One of his rare agreements with me is that shifting the climax to Elsa’s “Christmas morning declaration of love” can be “justified,” but then he doesn’t deal with my treatment of that shot, nor with my argument for the primacy of the farm in general, in the twenty-two-page chapter that is so critical in my analysis. And yet, even here, he misses the point by characterizing Elsa’s words as a “declaration of love.” What she in fact says is: “The coffee is ready.” And I write: “Elsa’s insignificant words imply, rather than announce, their love.” Which is a central tenet of my book—the indirect and elusive quality of Renoir’s approach. More missed opportunities for Mr. Nelson to communicate what I’ve done in my book, or to challenge it. No matter.

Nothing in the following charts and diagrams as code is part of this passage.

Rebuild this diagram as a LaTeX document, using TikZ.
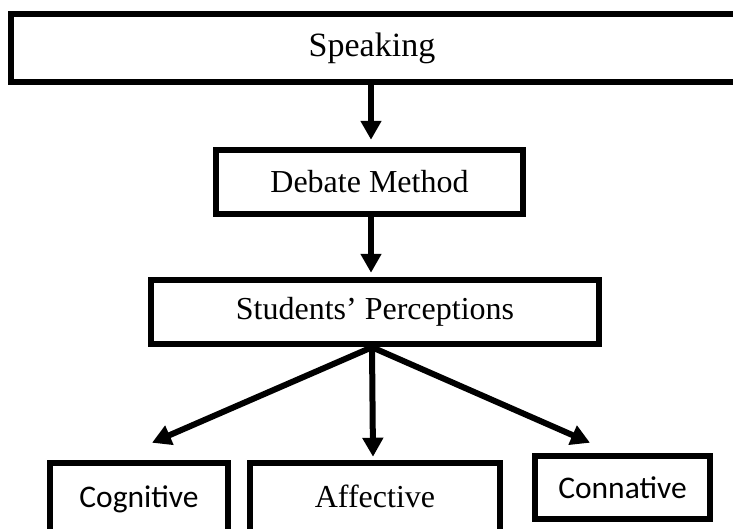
\documentclass[tikz,border=0pt]{standalone}
\usepackage{fontspec}
\setmainfont{Liberation Serif}
\newfontfamily\calib{Carlito}
\usetikzlibrary{arrows.meta}
\begin{document}
\begin{tikzpicture}[x=1pt,y=-1pt,
  box/.style={draw=black, line width=6.5pt, fill=white, inner sep=0pt,
    font=\fontsize{32}{38}\selectfont},
  cbox/.style={box, font=\calib\fontsize{31.5}{36}\selectfont},
  lbl/.style={inner sep=0pt, font=\fontsize{34}{40}\selectfont},
  conn/.style={line width=6pt, -{Triangle[width=20pt,length=19pt]}},
]
\useasboundingbox (0,0) rectangle (733,528);
\clip (0,0) rectangle (733,528);

% boxes
\node[box, line width=6pt, minimum width=770, minimum height=68] (speak) at (396,48) {};
\node[lbl] (speaktxt) at (372,48) {Speaking};
\node[box, minimum width=307, minimum height=64] (debate) at (369.5,182) {Debate Method};
\node[box, minimum width=448, minimum height=64] (stud) at (375,312) {Students’ Perceptions};
\node[cbox, minimum width=178, text height=44pt, text depth=53pt, anchor=base] (cog) at (139,507) {Cognitive};
\node[box, minimum width=250, text height=44pt, text depth=53pt, anchor=base] (aff) at (375,507) {Affective};
\node[cbox, minimum width=175, minimum height=63] (con) at (622.5,487.5) {Connative};

% connectors
\draw[conn] (speak.south -| 371,0) -- ([yshift=7pt]debate.north -| 371,0);
\draw[conn] (debate.south -| 371,0) -- ([yshift=4pt]stud.north -| 371,0);
\coordinate (br) at ([xshift=-3pt]stud.south);
\draw[conn] (br) -- ([shift={(13,-17)}]cog.north);
\draw[conn] (br) -- ([shift={(-2,-3)}]aff.north);
\draw[conn] (br) -- ([shift={(-32.5,-10)}]con.north);
\end{tikzpicture}
\end{document}
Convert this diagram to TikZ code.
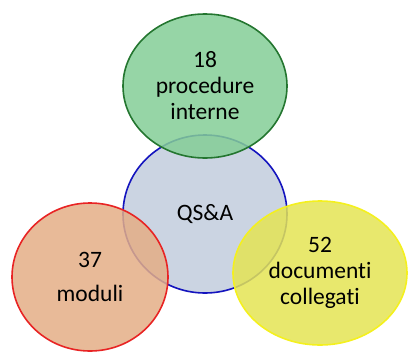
\documentclass[tikz,border=0pt]{standalone}
\usepackage{fontspec}
\setmainfont[Ligatures=NoCommon]{Carlito}
\usetikzlibrary{shapes.geometric}

\definecolor{qsafill}{RGB}{203,212,226}
\definecolor{qsaline}{RGB}{20,20,190}
\definecolor{procfill}{RGB}{132,206,150}
\definecolor{procline}{RGB}{36,118,48}
\definecolor{modfill}{RGB}{228,174,134}
\definecolor{modline}{RGB}{232,36,36}
\definecolor{docfill}{RGB}{228,228,84}
\definecolor{docline}{RGB}{244,240,30}

\begin{document}
\begin{tikzpicture}[x=1pt, y=-1pt,
    bubble/.style={ellipse, draw, line width=1.6pt, inner sep=0pt,
        fill opacity=0.85, text opacity=1, align=center,
        font=\fontsize{23.5}{26}\selectfont}]

    \useasboundingbox (0,0) rectangle (409,351);
    \node[bubble, fill=qsafill, draw=qsaline, fill opacity=1,
        minimum width=164pt, minimum height=158pt] (qsa) at (205,214) {QS\&A};
    \node[bubble, fill=procfill, draw=procline,
        minimum width=164pt, minimum height=144pt] (proc) at (205,86)
        {18\\procedure\\interne};
    \node[bubble, fill=modfill, draw=modline,
        minimum width=156pt, minimum height=148pt] (mod) at (90,277)
        {37\\[8pt]moduli};
    \node[bubble, fill=docfill, draw=docline,
        minimum width=174pt, minimum height=144pt] (doc) at (320,273)
        {52\\documenti\\collegati};
\end{tikzpicture}
\end{document}
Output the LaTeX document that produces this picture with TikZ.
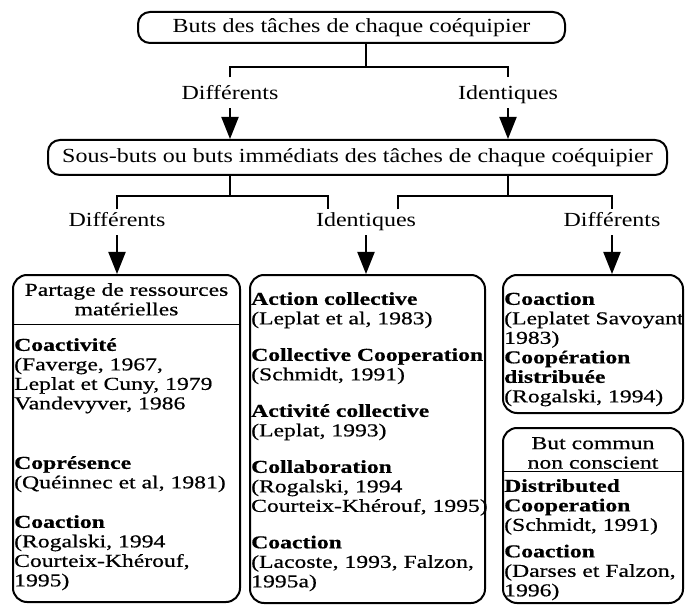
\documentclass[tikz,border=0pt]{standalone}
\usepackage{fontspec}
\usepackage{tikz}
\usetikzlibrary{arrows.meta, positioning}
\newfontfamily\titrefont{Liberation Serif}[FakeStretch=1.2]
\newfontfamily\boitefont{Liberation Serif}[FakeStretch=1.3, FakeBold=0.6]

\tikzset{
  bulle/.style={draw, line width=2pt, rounded corners=12pt, inner sep=0pt,
    font=\titrefont\fontsize{20}{22}\selectfont},
  etiq/.style={inner xsep=0pt, inner ysep=4pt, text height=13.5pt, text depth=4pt,
    anchor=base, font=\titrefont\fontsize{20}{22}\selectfont},
  boite/.style={draw, line width=2pt, rounded corners=14pt, inner sep=0pt},
  corps/.style={inner sep=0pt, align=left, font=\boitefont\fontsize{18.2}{19.5}\selectfont},
  trait/.style={line width=2pt},
  fleche/.style={line width=2pt, -{Triangle[width=17pt,length=22pt]}},
}

\begin{document}
\begin{tikzpicture}[x=1pt, y=1pt]
        \useasboundingbox (0,0) rectangle (685,606);

        % buts
        \node[bulle, minimum width=427pt, minimum height=31pt] (buts) at (351.5,578.5)
            {Buts des tâches de chaque coéquipier};
        \node[etiq] (diff1)  at (230,506) {Différents};
        \node[etiq] (ident1) at (508,506) {Identiques};
        \node[bulle, minimum width=619pt, minimum height=35pt] (sousbuts) at (357.5,448.5)
            {Sous-buts ou buts immédiats des tâches de chaque coéquipier};

        % sous-buts
        \node[etiq] (diff2)  at (117,379) {Différents};
        \node[etiq] (ident2) at (366,379) {Identiques};
        \node[etiq] (diff3)  at (612,379) {Différents};

        \node[boite, minimum width=227pt, minimum height=327pt] (gauche) at (126.5,167.5) {};
        \node[boite, minimum width=235pt, minimum height=328pt] (milieu) at (367.5,167) {};
        \node[boite, minimum width=180pt, minimum height=138pt] (droite) at (593,262) {};
        \node[boite, minimum width=180pt, minimum height=175pt] (commun) at (593,90.5) {};

        \draw[trait] ([xshift=14pt]buts.south) -- ++(0,-23) coordinate (f1);
        \draw[trait] ([yshift=5pt]diff1.north) |- (f1) -| ([yshift=5pt]ident1.north);
        \draw[fleche] (diff1.south) -- (diff1.south |- sousbuts.north);
        \draw[fleche] (ident1.south) -- (ident1.south |- sousbuts.north);

        \draw[trait] (sousbuts.south -| diff1) -- ++(0,-20) coordinate (f2);
        \draw[trait] (diff2.north) |- (f2) -| ([xshift=-38pt]ident2.north);
        \draw[trait] (sousbuts.south -| ident1) -- ++(0,-20) coordinate (f3);
        \draw[trait] ([xshift=32pt]ident2.north) |- (f3) -| (diff3.north);
        \draw[fleche] (diff2.south) -- (diff2.south |- gauche.north);
        \draw[fleche] (ident2.south) -- (ident2.south |- milieu.north);
        \draw[fleche] (diff3.south) -- (diff3.south |- droite.north);

        % contenu des boites
        \node[corps, align=center, anchor=north] (gauche-titre) at ([yshift=-9pt]gauche.north)
            {Partage de ressources\\matérielles};
        \draw[line width=1pt] ([yshift=-50pt]gauche.north west) -- ([yshift=-50pt]gauche.north east);
        \node[corps, anchor=north west] (gauche-txt) at ([xshift=2pt,yshift=-64pt]gauche.north west)
            {\textbf{Coactivité}\\
             (Faverge, 1967,\\
             Leplat et Cuny, 1979\\
             Vandevyver, 1986\\[40pt]
             \textbf{Coprésence}\\
             (Quéinnec et al, 1981)\\[20pt]
             \textbf{Coaction}\\
             (Rogalski, 1994\\
             Courteix-Khérouf,\\
             1995)};

        \node[corps, anchor=north west] (milieu-txt) at ([xshift=2pt,yshift=-18pt]milieu.north west)
            {\textbf{Action collective}\\
             (Leplat et al, 1983)\\[17pt]
             \textbf{Collective Cooperation}\\
             (Schmidt, 1991)\\[17pt]
             \textbf{Activité collective}\\
             (Leplat, 1993)\\[17pt]
             \textbf{Collaboration}\\
             (Rogalski, 1994\\
             Courteix-Khérouf, 1995)\\[17pt]
             \textbf{Coaction}\\
             (Lacoste, 1993, Falzon,\\
             1995a)};

        \node[corps, anchor=north west] (droite-txt) at ([xshift=2pt,yshift=-18pt]droite.north west)
            {\textbf{Coaction}\\
             (Leplatet Savoyant\\
             1983)\\
             \textbf{Coopération}\\
             \textbf{distribuée}\\
             (Rogalski, 1994)};

        \node[corps, align=center, anchor=north] (commun-titre) at ([yshift=-10pt]commun.north)
            {But commun\\non conscient};
        \draw[line width=1pt] ([yshift=-44pt]commun.north west) -- ([yshift=-44pt]commun.north east);
        \node[corps, anchor=north west] (commun-txt) at ([xshift=2pt,yshift=-52pt]commun.north west)
            {\textbf{Distributed}\\
             \textbf{Cooperation}\\
             (Schmidt, 1991)\\[7pt]
             \textbf{Coaction}\\
             (Darses et Falzon,\\
             1996)};
\end{tikzpicture}
\end{document}
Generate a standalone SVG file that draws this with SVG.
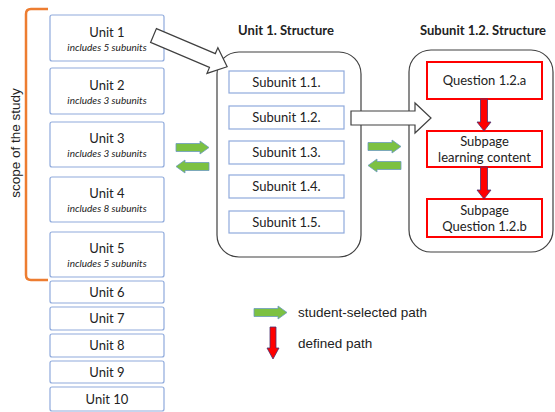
<svg xmlns="http://www.w3.org/2000/svg" width="555" height="412" viewBox="0 0 555 412">
<style>
.unit{fill:#fff;stroke:#8faadc;stroke-width:1.2}
.cont{fill:#fff;stroke:#404040;stroke-width:1.2}
.red{fill:#fff;stroke:#ff0000;stroke-width:2}
.t{font-family:Lato,"Liberation Sans",sans-serif;font-size:13px;fill:#222;text-anchor:middle}
.s{font-family:Lato,"Liberation Sans",sans-serif;font-size:10px;font-style:italic;fill:#222;text-anchor:middle}
.b{font-family:Lato,"Liberation Sans",sans-serif;font-size:13px;font-weight:bold;fill:#222;text-anchor:middle}
.l{font-family:"Liberation Sans",Arial,sans-serif;font-size:13.5px;fill:#222}
.g{fill:#7cc142;stroke:#6b9bc0;stroke-width:0.8}
.r{fill:#ff0000;stroke:#4a3070;stroke-width:0.8}
.w{fill:#fff;stroke:#404040;stroke-width:1.2}
</style>
<defs>
<path id="gr" d="M0,2.5 H24 V-0 L33,6.5 L24,13 V10.5 H0 Z"/>
<path id="gl" d="M33,2.5 H9 V0 L0,6.5 L9,13 V10.5 H33 Z"/>
</defs>

<g id="scope">
<path d="M48,9 H31 Q26,9 26,14 V275 Q26,280 31,280 H48" fill="none" stroke="#ed7d31" stroke-width="2.5"/>
<text class="l" transform="translate(20,143) rotate(-90)" text-anchor="middle">scope of the study</text>
</g>

<g id="unit1"><rect class="unit" x="50" y="15" width="114" height="46" rx="2"/><text class="t" x="107" y="37">Unit 1</text><text class="s" x="107" y="51">includes 5 subunits</text></g>
<g id="unit2"><rect class="unit" x="50" y="68" width="114" height="46" rx="2"/><text class="t" x="107" y="90">Unit 2</text><text class="s" x="107" y="104">includes 3 subunits</text></g>
<g id="unit3"><rect class="unit" x="50" y="122" width="114" height="45" rx="2"/><text class="t" x="107" y="143">Unit 3</text><text class="s" x="107" y="157">includes 3 subunits</text></g>
<g id="unit4"><rect class="unit" x="50" y="177" width="114" height="45" rx="2"/><text class="t" x="107" y="198">Unit 4</text><text class="s" x="107" y="212">includes 8 subunits</text></g>
<g id="unit5"><rect class="unit" x="50" y="232" width="114" height="45" rx="2"/><text class="t" x="107" y="253">Unit 5</text><text class="s" x="107" y="267">includes 5 subunits</text></g>
<g id="unit6"><rect class="unit" x="50" y="281" width="114" height="22" rx="2"/><text class="t" x="107" y="297">Unit 6</text></g>
<g id="unit7"><rect class="unit" x="50" y="307" width="114" height="23" rx="2"/><text class="t" x="107" y="323">Unit 7</text></g>
<g id="unit8"><rect class="unit" x="50" y="334" width="114" height="23" rx="2"/><text class="t" x="107" y="350">Unit 8</text></g>
<g id="unit9"><rect class="unit" x="50" y="361" width="114" height="22" rx="2"/><text class="t" x="107" y="377">Unit 9</text></g>
<g id="unit10"><rect class="unit" x="50" y="387" width="114" height="24" rx="2"/><text class="t" x="107" y="404">Unit 10</text></g>

<g id="unit1-structure">
<text class="b" x="286" y="35">Unit 1. Structure</text>
<rect class="cont" x="217" y="52" width="144" height="205" rx="22"/>
<g id="sub11"><rect class="unit" x="229" y="71" width="115" height="22"/><text class="t" x="286.5" y="87">Subunit 1.1.</text></g>
<g id="sub12"><rect class="unit" x="229" y="106" width="115" height="23"/><text class="t" x="286.5" y="122">Subunit 1.2.</text></g>
<g id="sub13"><rect class="unit" x="229" y="141" width="115" height="23"/><text class="t" x="286.5" y="157">Subunit 1.3.</text></g>
<g id="sub14"><rect class="unit" x="229" y="175" width="115" height="23"/><text class="t" x="286.5" y="191">Subunit 1.4.</text></g>
<g id="sub15"><rect class="unit" x="229" y="211" width="115" height="22"/><text class="t" x="286.5" y="227">Subunit 1.5.</text></g>
</g>

<g id="subunit12-structure">
<text class="b" x="483" y="35">Subunit 1.2. Structure</text>
<rect class="cont" x="409" y="50" width="144" height="202" rx="22"/>
<g id="q12a"><rect class="red" x="427" y="62" width="115" height="37"/><text class="t" x="484.5" y="85">Question 1.2.a</text></g>
<g id="learning"><rect class="red" x="427" y="131" width="115" height="36"/><text class="t" x="484.5" y="146">Subpage</text><text class="t" x="484.5" y="162">learning content</text></g>
<g id="q12b"><rect class="red" x="427" y="199" width="115" height="38"/><text class="t" x="484.5" y="215">Subpage</text><text class="t" x="484.5" y="231">Question 1.2.b</text></g>
</g>

<g id="connectors">
<path class="w" transform="translate(153.5,35.5) rotate(23)" d="M0,-7.5 H64 V-14 L80,0 L64,14 V7.5 H0 Z"/>
<path class="w" d="M351,111 H415 V103 L431,118 L415,133 V125 H351 Z"/>
<use href="#gr" x="176" y="141" class="g"/>
<use href="#gl" x="176" y="160" class="g"/>
<use href="#gr" x="368" y="140" class="g"/>
<use href="#gl" x="368" y="159" class="g"/>
<path class="r" d="M480.5,99 H487.5 V122 H491 L484,131 L477,122 H480.5 Z"/>
<path class="r" d="M480.5,167 H487.5 V190 H491 L484,199 L477,190 H480.5 Z"/>
</g>

<g id="legend">
<use href="#gr" x="254" y="306" class="g"/>
<text class="l" x="298" y="317">student-selected path</text>
<path class="r" d="M270,327 H276 V348 H279 L273,359 L267,348 H270 Z"/>
<text class="l" x="298" y="348">defined path</text>
</g>
</svg>
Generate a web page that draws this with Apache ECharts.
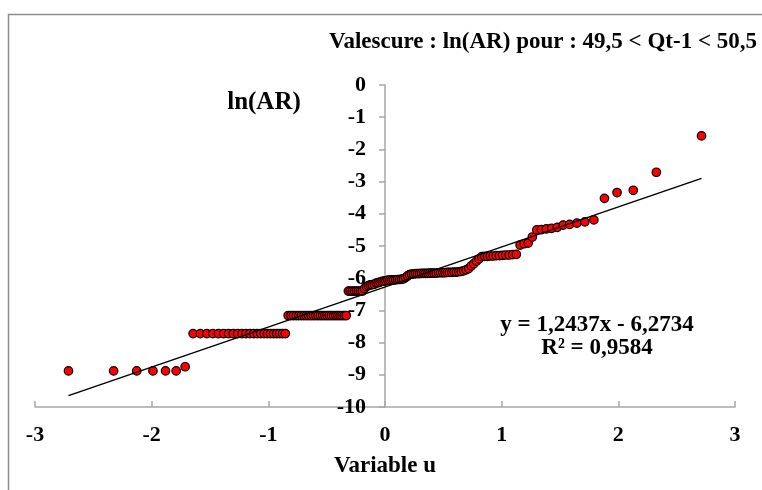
<!DOCTYPE html>
<html>
<head>
<meta charset="utf-8">
<script src="https://cdn.jsdelivr.net/npm/echarts@6/dist/echarts.min.js"></script>
<style>html,body{margin:0;padding:0;background:#fff;}#c{width:762px;height:490px;}</style>
</head>
<body>
<div id="c"></div>
<script>
// Normal quantile variable u
var uValues = [
-2.713,-2.326,-2.128,-1.989,-1.881,-1.790,-1.713,-1.645,-1.583,-1.527,
-1.476,-1.428,-1.383,-1.341,-1.301,-1.263,-1.227,-1.192,-1.158,-1.126,
-1.095,-1.065,-1.036,-1.008,-0.981,-0.954,-0.928,-0.903,-0.878,-0.854,
-0.830,-0.806,-0.784,-0.761,-0.739,-0.717,-0.695,-0.674,-0.654,-0.633,
-0.613,-0.593,-0.573,-0.553,-0.534,-0.515,-0.496,-0.477,-0.459,-0.440,
-0.421,-0.403,-0.385,-0.367,-0.349,-0.332,-0.314,-0.297,-0.279,-0.262,
-0.245,-0.228,-0.210,-0.193,-0.176,-0.159,-0.143,-0.126,-0.109,-0.092,
-0.075,-0.059,-0.042,-0.025,-0.008,
0.008,0.025,0.042,0.059,0.075,0.092,0.109,0.126,0.143,0.159,
0.176,0.193,0.210,0.228,0.245,0.262,0.279,0.297,0.314,0.332,
0.349,0.367,0.385,0.403,0.421,0.440,0.459,0.477,0.496,0.515,
0.534,0.553,0.573,0.593,0.613,0.633,0.654,0.674,0.695,0.717,
0.739,0.761,0.784,0.806,0.830,0.854,0.878,0.903,0.928,0.954,
0.981,1.008,1.036,1.065,1.095,1.126,1.158,1.192,1.227,1.263,
1.301,1.341,1.383,1.428,1.476,1.527,1.583,1.645,1.713,1.790,
1.881,1.989,2.128,2.326,2.713
];
// ln(AR) values
var lnAR = [
-8.88,-8.88,-8.88,-8.88,-8.88,-8.88,-8.75,
-7.72,-7.72,-7.72,-7.72,-7.72,-7.72,-7.72,-7.72,-7.72,-7.72,-7.72,-7.72,
-7.72,-7.72,-7.72,-7.72,-7.72,-7.72,-7.72,-7.72,-7.72,-7.72,-7.72,
-7.16,-7.16,-7.16,-7.16,-7.16,-7.16,-7.16,-7.16,-7.16,-7.16,-7.16,-7.16,-7.16,
-7.16,-7.16,-7.16,-7.16,-7.16,-7.16,-7.16,-7.16,-7.16,-7.16,-7.16,-7.16,-7.16,
-6.40,-6.40,-6.40,-6.40,-6.40,-6.40,-6.40,-6.40,
-6.32,-6.26,-6.23,-6.21,-6.20,-6.19,
-6.15,-6.14,-6.12,-6.10,-6.09,-6.08,
-6.06,-6.06,-6.05,-6.05,-6.05,-6.04,-6.04,-6.03,-6.02,
-5.98,-5.93,-5.89,
-5.87,-5.87,-5.86,-5.86,-5.86,-5.85,-5.85,-5.85,-5.85,-5.84,-5.84,-5.84,
-5.84,-5.83,-5.83,-5.83,-5.83,-5.82,-5.82,-5.82,-5.81,-5.81,-5.80,-5.79,
-5.77,-5.74,-5.70,-5.62,-5.55,-5.47,-5.40,
-5.33,-5.32,-5.32,-5.31,-5.31,-5.30,-5.30,-5.29,-5.28,-5.28,-5.27,-5.26,
-4.97,-4.93,-4.91,
-4.72,-4.50,-4.49,-4.47,-4.45,-4.42,-4.35,-4.33,-4.29,-4.25,-4.19,
-3.52,-3.34,-3.27,-2.71,-1.58
];
// Trend line coefficients (from the equation printed on the chart)
var trendCoef = [1.2437, -6.2734];
var xTicks = [-3, -2, -1, 0, 1, 2, 3];
var yTicks = [-10, -9, -8, -7, -6, -5, -4, -3, -2, -1, 0];

var FONT = '"Liberation Serif", "Times New Roman", serif';
var GRID_LEFT = 35;
var points = uValues.map(function (u, i) { return [u, lnAR[i]]; });
var uMin = Math.min.apply(null, uValues), uMax = Math.max.apply(null, uValues);
var trend = [[uMin, trendCoef[0] * uMin + trendCoef[1]], [uMax, trendCoef[0] * uMax + trendCoef[1]]];

var chart = echarts.init(document.getElementById('c'), null, {renderer: 'canvas'});
var axisGray = '#a6a6a6';
chart.setOption({
  animation: false,
  backgroundColor: '#fff',
  grid: {left: GRID_LEFT, right: 27, top: 85, bottom: 83, containLabel: false, outerBoundsMode: 'none'},
  xAxis: {
    type: 'value', min: xTicks[0], max: xTicks[xTicks.length - 1], interval: 1,
    axisLine: {onZero: false, lineStyle: {color: axisGray, width: 1.5}},
    axisTick: {inside: true, length: 6, lineStyle: {color: axisGray, width: 1.5}},
    axisLabel: {fontFamily: FONT, fontWeight: 'bold', fontSize: 22, color: '#000', margin: 17},
    splitLine: {show: false}
  },
  yAxis: {
    type: 'value', min: yTicks[0], max: yTicks[yTicks.length - 1], interval: 1,
    axisLine: {show: true, onZero: false, lineStyle: {color: axisGray, width: 1.5}},
    axisTick: {show: true, inside: false, length: 6, lineStyle: {color: axisGray, width: 1.5}},
    axisLabel: {fontFamily: FONT, fontWeight: 'bold', fontSize: 22, color: '#000', margin: 19},
    splitLine: {show: false}
  },
  graphic: [
    {type: 'rect', silent: true, z: -10, shape: {x: 8.5, y: 14.5, width: 900, height: 600}, style: {fill: 'none', stroke: '#8c8c8c', lineWidth: 1.5}},
    {type: 'text', style: {text: 'Valescure : ln(AR) pour : 49,5 < Qt-1 < 50,5', x: 757, y: 42, textAlign: 'right', textVerticalAlign: 'middle', font: 'bold 23px ' + FONT, fill: '#000'}},
    {type: 'text', style: {text: 'ln(AR)', x: 264, y: 103, textAlign: 'center', textVerticalAlign: 'middle', font: 'bold 25px ' + FONT, fill: '#000'}},
    {type: 'text', style: {text: 'Variable u', x: 385, y: 466, textAlign: 'center', textVerticalAlign: 'middle', font: 'bold 23px ' + FONT, fill: '#000'}},
    {type: 'text', style: {text: 'y = 1,2437x - 6,2734', x: 597, y: 325, textAlign: 'center', textVerticalAlign: 'middle', font: 'bold 23px ' + FONT, fill: '#000'}},
    {type: 'text', style: {text: 'R² = 0,9584', x: 597, y: 348, textAlign: 'center', textVerticalAlign: 'middle', font: 'bold 23px ' + FONT, fill: '#000'}}
  ],
  series: [
    {
      type: 'scatter', data: points, symbol: 'circle', symbolSize: 8.5, z: 2,
      itemStyle: {color: '#ff0000', borderColor: '#000', borderWidth: 1.2, opacity: 1}
    },
    {
      type: 'line', data: trend, symbol: 'none', z: 3, silent: true,
      lineStyle: {color: '#000', width: 1.5}
    }
  ]
});
// Move the vertical axis to cross the horizontal one at u = 0
var zeroX = chart.convertToPixel({xAxisIndex: 0}, 0);
chart.setOption({yAxis: {offset: GRID_LEFT - zeroX}});
</script>
</body>
</html>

But silence is not golden when the shape and intent (and very content) of a book is at stake.

Nick Macdonald
Brooklyn, NY

Max Nelson replies:

I’m grateful to Nick Macdonald for his eloquent, thoughtful letter. It’s a privilege to correspond directly with an author I respect, especially when doing so means trying to show that I attach more value to his work than he himself seems to think. I can’t help but feel, however, that Mr. Macdonald is as silent about certain points in my review as he believes I am about the “shape and intent” of his book.

After all, I do indicate how I feel about his unusually thorough approach to Grand Illusion, and spend some time—the first third of the review—praising him (albeit with some light qualifications) for his “serious discussion of [Renoir’s] cinematic technique”: its meticulousness, its patience, its warm, admiring tone, its refusal to indulge in flights of theoretical fancy, and its attentiveness to what is actually happening onscreen at any given moment in the film.

In giving the time and space I did to Mr. Macdonald’s survey of Renoir’s career, my intention was not simply to take issue with his “minority opinion” on Renoir’s later films. Mr. Macdonald’s critical approach in this section of the book—in sharp contrast to his approach towards Grand Illusion—strikes me as hasty, full of thinly argued hit-and-run judgments, and I did, I admit, feel the urge to single out a couple films for protection. (When it comes to The River and Elena and Her Men, I am the one playing the part of the defensive parent.)

But by dwelling on this stretch of the book, I also hoped, as I suggested, “to clarify the limits of [Mr. Macdonald’s] reading of Grand Illusion” itself. This is not a complaint against Mr. Macdonald’s choice to linger so carefully on the movie’s technique; I have nothing but admiration for his comprehensiveness, and for his sensitivity to “the indirect and elusive quality of Renoir’s approach.” (Although I maintain that Elsa’s Christmas morning greeting is a declaration of love, however unspoken or indirect.) What I mean is that his analysis is conducted with a certain image of Renoir in mind that, while certainly accurate, strikes me as frustratingly incomplete.

To take a contentious example: After analyzing the shot with customary precision, Mr. Macdonald characterizes the singing of the Marseillaise as “a low point thematically in La Grande Illusion” that “runs counter to Renoir’s apparent sympathies.” His point is that “this intricate and sensuous shot,” full “of humor and contradictions,” shows that, for Renoir, the road that leads to “the triumph of brotherhood over nationalism” is “never straight.” But the most striking feature of the scene seems to me to be the way the singing of the anthem works as a direct extension of the burlesque show that preceded it, so that the troops’ expression of patriotic feeling becomes its own kind of self-conscious performance—as, ultimately, does Renoir’s display of skeptical, conflicted sympathy for the singers. It’s this tendency on Renoir’s part to expose the theatrical machinery behind his characters’ displays of warm-blooded humanism—and, more importantly, his own—that I feel Mr. Macdonald fails to take into full account. He gives us Renoir’s breadth, his humor, his empathy, his subtlety, his purity, and his economy, but what he plays down, at least at certain critical moments, is his ironic self-awareness.